Available data
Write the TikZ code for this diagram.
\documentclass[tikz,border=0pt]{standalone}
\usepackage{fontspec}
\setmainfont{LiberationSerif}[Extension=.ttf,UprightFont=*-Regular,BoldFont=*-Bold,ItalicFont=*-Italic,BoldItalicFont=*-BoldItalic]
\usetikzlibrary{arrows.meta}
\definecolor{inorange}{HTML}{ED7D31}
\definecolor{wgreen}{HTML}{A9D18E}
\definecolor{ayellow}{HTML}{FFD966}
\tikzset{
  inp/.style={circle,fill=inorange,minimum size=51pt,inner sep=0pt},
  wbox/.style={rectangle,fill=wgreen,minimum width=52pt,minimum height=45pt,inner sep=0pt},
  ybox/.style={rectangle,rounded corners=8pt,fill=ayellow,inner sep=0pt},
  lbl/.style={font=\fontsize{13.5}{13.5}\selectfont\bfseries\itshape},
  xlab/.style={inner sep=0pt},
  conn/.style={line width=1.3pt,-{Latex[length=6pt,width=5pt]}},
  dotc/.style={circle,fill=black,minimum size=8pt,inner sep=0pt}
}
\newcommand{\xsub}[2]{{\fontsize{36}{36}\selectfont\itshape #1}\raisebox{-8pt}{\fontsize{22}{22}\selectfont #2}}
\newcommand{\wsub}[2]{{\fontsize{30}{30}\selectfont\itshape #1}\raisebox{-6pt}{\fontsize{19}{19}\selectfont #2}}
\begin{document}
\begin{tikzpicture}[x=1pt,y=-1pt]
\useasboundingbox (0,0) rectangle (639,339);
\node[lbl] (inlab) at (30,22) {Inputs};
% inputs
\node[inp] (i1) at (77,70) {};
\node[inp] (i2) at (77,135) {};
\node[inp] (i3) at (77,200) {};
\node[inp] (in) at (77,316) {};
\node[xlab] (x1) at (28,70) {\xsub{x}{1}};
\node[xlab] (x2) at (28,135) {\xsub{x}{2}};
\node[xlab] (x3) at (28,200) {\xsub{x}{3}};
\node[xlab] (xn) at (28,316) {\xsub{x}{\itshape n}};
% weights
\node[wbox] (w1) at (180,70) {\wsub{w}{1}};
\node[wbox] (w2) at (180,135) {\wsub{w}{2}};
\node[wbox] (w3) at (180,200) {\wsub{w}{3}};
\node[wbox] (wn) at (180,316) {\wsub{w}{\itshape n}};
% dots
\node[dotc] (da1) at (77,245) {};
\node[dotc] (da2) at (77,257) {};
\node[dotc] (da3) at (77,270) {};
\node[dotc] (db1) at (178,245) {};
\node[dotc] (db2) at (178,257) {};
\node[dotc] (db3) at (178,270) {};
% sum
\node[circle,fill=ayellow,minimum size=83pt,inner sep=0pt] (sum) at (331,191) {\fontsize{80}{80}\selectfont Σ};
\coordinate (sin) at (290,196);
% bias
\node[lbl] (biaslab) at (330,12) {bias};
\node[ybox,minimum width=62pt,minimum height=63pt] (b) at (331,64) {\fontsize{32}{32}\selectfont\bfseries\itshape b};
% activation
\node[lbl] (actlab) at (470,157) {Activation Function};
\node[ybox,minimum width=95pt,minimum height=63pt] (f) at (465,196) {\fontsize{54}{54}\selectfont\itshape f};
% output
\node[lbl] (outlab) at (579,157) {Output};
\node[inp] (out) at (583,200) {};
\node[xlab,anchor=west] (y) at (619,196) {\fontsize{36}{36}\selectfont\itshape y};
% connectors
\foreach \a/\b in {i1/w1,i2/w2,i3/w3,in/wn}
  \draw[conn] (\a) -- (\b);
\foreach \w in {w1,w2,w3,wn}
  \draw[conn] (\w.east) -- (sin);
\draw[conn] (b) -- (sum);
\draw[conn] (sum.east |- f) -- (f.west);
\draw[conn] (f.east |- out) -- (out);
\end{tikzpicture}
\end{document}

Exercise directions
Reproduce the data in full, exactly as presented.

Answer to the exercise
Write the TikZ code for this diagram.
\documentclass[tikz,border=0pt]{standalone}
\usepackage{fontspec}
\setmainfont{LiberationSerif}[Extension=.ttf,UprightFont=*-Regular,BoldFont=*-Bold,ItalicFont=*-Italic,BoldItalicFont=*-BoldItalic]
\usetikzlibrary{arrows.meta}
\definecolor{inorange}{HTML}{ED7D31}
\definecolor{wgreen}{HTML}{A9D18E}
\definecolor{ayellow}{HTML}{FFD966}
\tikzset{
  inp/.style={circle,fill=inorange,minimum size=51pt,inner sep=0pt},
  wbox/.style={rectangle,fill=wgreen,minimum width=52pt,minimum height=45pt,inner sep=0pt},
  ybox/.style={rectangle,rounded corners=8pt,fill=ayellow,inner sep=0pt},
  lbl/.style={font=\fontsize{13.5}{13.5}\selectfont\bfseries\itshape},
  xlab/.style={inner sep=0pt},
  conn/.style={line width=1.3pt,-{Latex[length=6pt,width=5pt]}},
  dotc/.style={circle,fill=black,minimum size=8pt,inner sep=0pt}
}
\newcommand{\xsub}[2]{{\fontsize{36}{36}\selectfont\itshape #1}\raisebox{-8pt}{\fontsize{22}{22}\selectfont #2}}
\newcommand{\wsub}[2]{{\fontsize{30}{30}\selectfont\itshape #1}\raisebox{-6pt}{\fontsize{19}{19}\selectfont #2}}
\begin{document}
\begin{tikzpicture}[x=1pt,y=-1pt]
\useasboundingbox (0,0) rectangle (639,339);
\node[lbl] (inlab) at (30,22) {Inputs};
% inputs
\node[inp] (i1) at (77,70) {};
\node[inp] (i2) at (77,135) {};
\node[inp] (i3) at (77,200) {};
\node[inp] (in) at (77,316) {};
\node[xlab] (x1) at (28,70) {\xsub{x}{1}};
\node[xlab] (x2) at (28,135) {\xsub{x}{2}};
\node[xlab] (x3) at (28,200) {\xsub{x}{3}};
\node[xlab] (xn) at (28,316) {\xsub{x}{\itshape n}};
% weights
\node[wbox] (w1) at (180,70) {\wsub{w}{1}};
\node[wbox] (w2) at (180,135) {\wsub{w}{2}};
\node[wbox] (w3) at (180,200) {\wsub{w}{3}};
\node[wbox] (wn) at (180,316) {\wsub{w}{\itshape n}};
% dots
\node[dotc] (da1) at (77,245) {};
\node[dotc] (da2) at (77,257) {};
\node[dotc] (da3) at (77,270) {};
\node[dotc] (db1) at (178,245) {};
\node[dotc] (db2) at (178,257) {};
\node[dotc] (db3) at (178,270) {};
% sum
\node[circle,fill=ayellow,minimum size=83pt,inner sep=0pt] (sum) at (331,191) {\fontsize{80}{80}\selectfont Σ};
\coordinate (sin) at (290,196);
% bias
\node[lbl] (biaslab) at (330,12) {bias};
\node[ybox,minimum width=62pt,minimum height=63pt] (b) at (331,64) {\fontsize{32}{32}\selectfont\bfseries\itshape b};
% activation
\node[lbl] (actlab) at (470,157) {Activation Function};
\node[ybox,minimum width=95pt,minimum height=63pt] (f) at (465,196) {\fontsize{54}{54}\selectfont\itshape f};
% output
\node[lbl] (outlab) at (579,157) {Output};
\node[inp] (out) at (583,200) {};
\node[xlab,anchor=west] (y) at (619,196) {\fontsize{36}{36}\selectfont\itshape y};
% connectors
\foreach \a/\b in {i1/w1,i2/w2,i3/w3,in/wn}
  \draw[conn] (\a) -- (\b);
\foreach \w in {w1,w2,w3,wn}
  \draw[conn] (\w.east) -- (sin);
\draw[conn] (b) -- (sum);
\draw[conn] (sum.east |- f) -- (f.west);
\draw[conn] (f.east |- out) -- (out);
\end{tikzpicture}
\end{document}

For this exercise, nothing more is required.